Ray Serve not distributing load to all replicas equally

1. Severity of the issue: (select one)
High: Completely blocks me.

2. Environment:

  • Ray version: rayproject/ray:2.41.0
  • Python version:
  • OS: ubuntu
  • Cloud/Infrastructure: aws
  • Other libs/tools (if relevant):

3. What happened vs. what you expected:

  • Expected:
    I have deployed a model with 10 replicas for inference, these are multiplexed with max models 2 for each replica. While simulating 100 requests, I expected all the 10 replicas to distribute the load evenly and process efficiently.
    Config :
        deployments:
          - name: static_inference
            num_replicas: 10
            max_concurrent_queries: 5
  • Actual:
    But observing from dashboard, all the 10 model replicas are not very well utilized, only 3 is totally utilized with other replicas processing very few requests time to time. I tried reducing max_concurrent_queries from 20 to 5, seeing same behaviour.

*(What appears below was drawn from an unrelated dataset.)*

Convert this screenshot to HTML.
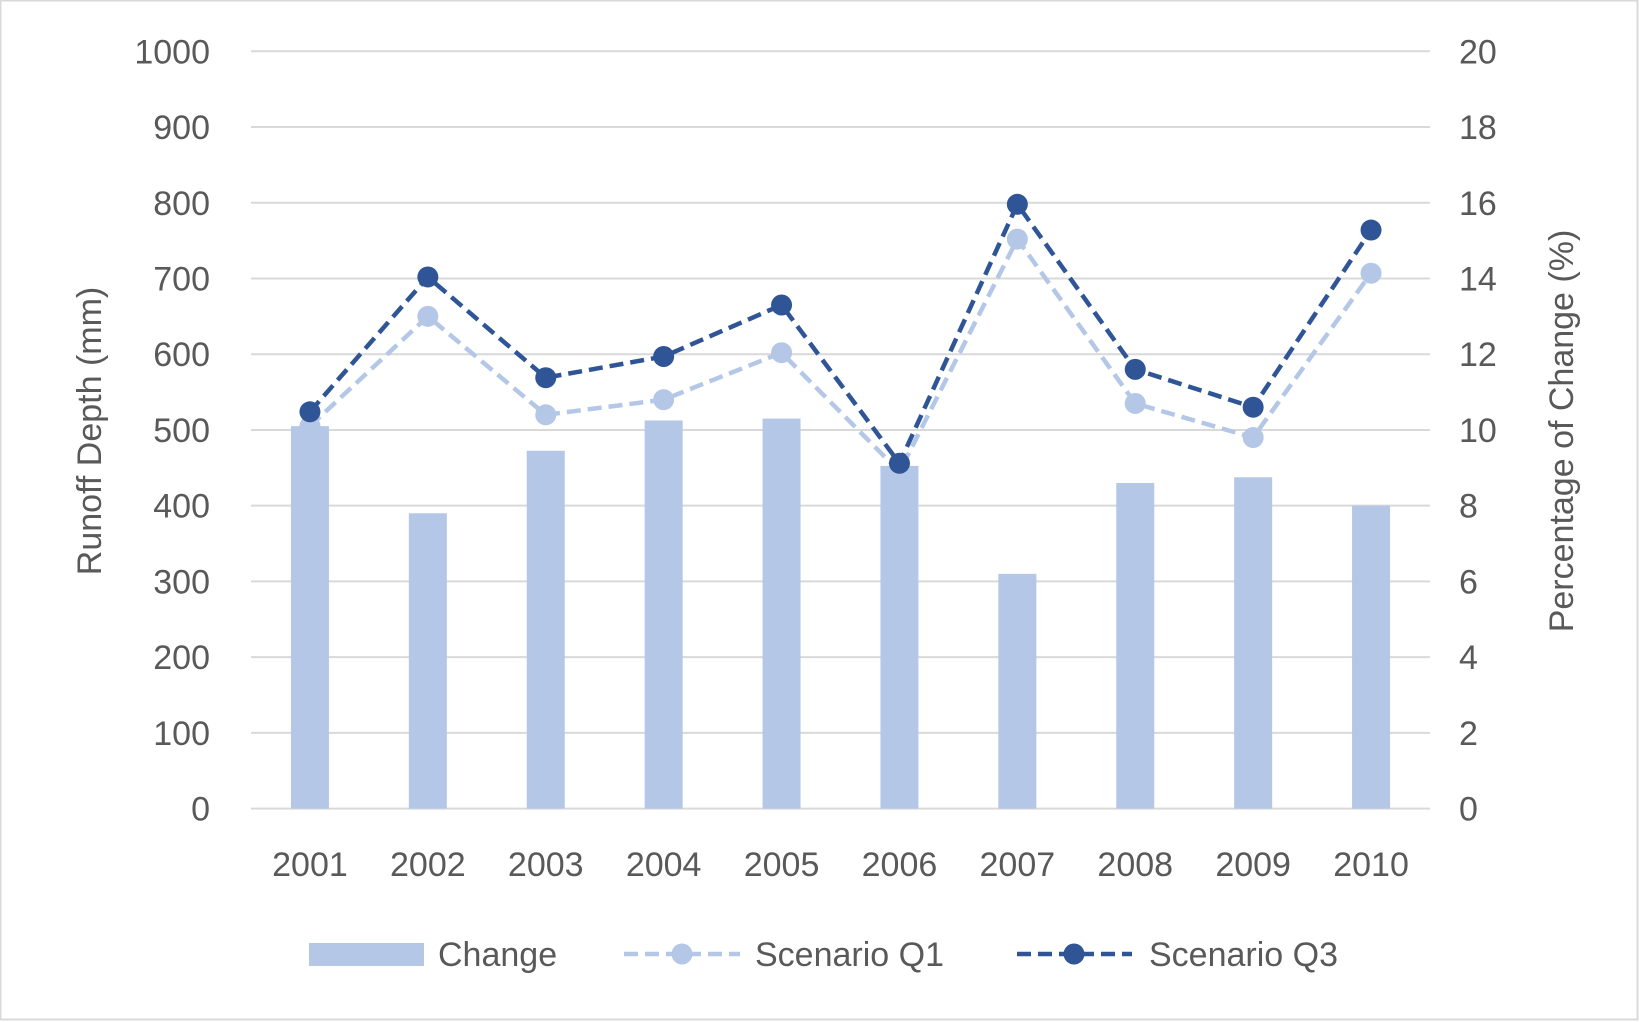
<!DOCTYPE html>
<html><head><meta charset="utf-8"><style>
html,body{margin:0;padding:0;background:#fff}
svg{display:block;font-family:"Liberation Sans",Calibri,sans-serif}
</style></head><body>
<svg id="chart" width="1640" height="1022">
<rect x="0.5" y="0.5" width="1637" height="1019" fill="#fff" stroke="#d9d9d9" stroke-width="2"/>
<g id="grid"></g><g id="bars"></g><g id="lines"></g><g id="labels"></g>
<text transform="translate(101,431) rotate(-90)" text-anchor="middle" font-size="34" fill="#595959">Runoff Depth (mm)</text>
<text transform="translate(1573,431) rotate(-90)" text-anchor="middle" font-size="34" fill="#595959">Percentage of Change (%)</text>
<g>
<g><rect x="309" y="943" width="115" height="23" fill="#b4c7e7"/><text x="438" y="966" font-size="34" fill="#595959">Change</text></g>
<g><line x1="624" y1="954" x2="740" y2="954" stroke="#b4c7e7" stroke-width="4.5" stroke-dasharray="14,7"/><circle cx="682" cy="954" r="10.5" fill="#b4c7e7"/><text x="755" y="966" font-size="34" fill="#595959">Scenario Q1</text></g>
<g><line x1="1017" y1="954" x2="1132" y2="954" stroke="#2f5597" stroke-width="4.5" stroke-dasharray="14,7"/><circle cx="1074" cy="954" r="10.5" fill="#2f5597"/><text x="1149" y="966" font-size="34" fill="#595959">Scenario Q3</text></g>
</g>
</svg>
<script>
const years=["2001","2002","2003","2004","2005","2006","2007","2008","2009","2010"];
const changePct=[10.1,7.8,9.45,10.25,10.3,9.05,6.2,8.6,8.75,8.0];
const q1=[505,650,520,540,602,445,752,535,490,707];
const q3=[524,702,569,597,665,456,798,580,530,764];
const leftTicks=[0,100,200,300,400,500,600,700,800,900,1000];
const rightTicks=[0,2,4,6,8,10,12,14,16,18,20];
const NS="http://www.w3.org/2000/svg";
const L=251,R=1430,T=51.3,B=808.6,bw=(R-L)/years.length;
const yL=v=>B-(v/1000)*(B-T), yR=v=>B-(v/20)*(B-T), xC=i=>L+bw*(i+0.5);
function mk(p,tag,a){const e=document.createElementNS(NS,tag);for(const k in a)e.setAttribute(k,a[k]);document.getElementById(p).appendChild(e);return e;}
leftTicks.forEach((t,i)=>{
 const g=mk('grid','line',{x1:L,x2:R,y1:yL(t),y2:yL(t),stroke:'#d9d9d9','stroke-width':2});
 
 
 const a=mk('labels','text',{x:210,y:yL(t)+12,'text-anchor':'end','font-size':34,fill:'#595959'});a.textContent=t;
 
 
});
rightTicks.forEach(t=>{
 const a=mk('labels','text',{x:1459,y:yR(t)+12,'font-size':34,fill:'#595959'});a.textContent=t;
 
 
});
years.forEach((y,i)=>{
 const a=mk('labels','text',{x:xC(i),y:876,'text-anchor':'middle','font-size':34,fill:'#595959'});a.textContent=y;
 
 
 const b=mk('bars','rect',{x:xC(i)-19,y:yR(changePct[i]),width:38,height:B-yR(changePct[i]),fill:'#b4c7e7'});
 
 
});
[[q1,'#b4c7e7','q1'],[q3,'#2f5597','q3']].forEach(([d,c,n])=>{
 const p=mk('lines','polyline',{points:d.map((v,i)=>xC(i)+','+yL(v)).join(' '),fill:'none',stroke:c,'stroke-width':4.5,'stroke-dasharray':'14,7'});
 
 
 d.forEach((v,i)=>{const m=mk('lines','circle',{cx:xC(i),cy:yL(v),r:10.5,fill:c});
  
  });
});
</script>
</body></html>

Currently I am interested in running without autoscaling, but if even distribution can only come with autoscaling, then I would go with it, can anyone suggest better?

Observations:

  1. From Dashboard these are the comparison between active replicas and passively active replicas
Active: 
Pending tasks: 0
Executed tasks: 1581 

Passively Active: 
Pending tasks: 0
Executed tasks: 151
  1. GPU memory utilization, 3 active replicas are there even for 200 concurrent requests, GPU memory is only mounting up for these 3 models and rest of the replicas seems not loading the model. (L40S)

hi could you provide some screenshots for the metrics you’re seeing?

I am running a load of 300 req/sec concurrency with locust, and only 3/4/5 replicas are actively running whereas rest or not getting utilized, each inference inside ray replica would take around ~30 - 60ms.

Reading around places, one explanation I got was about intelligent routing for ray replicas, mentioning that few replicas which replies instantaneously are chosen by router and they are send upcoming requests.

Additional info, load testing is running inference for only single model with mulitplexing,
(next step is to run with multiple models)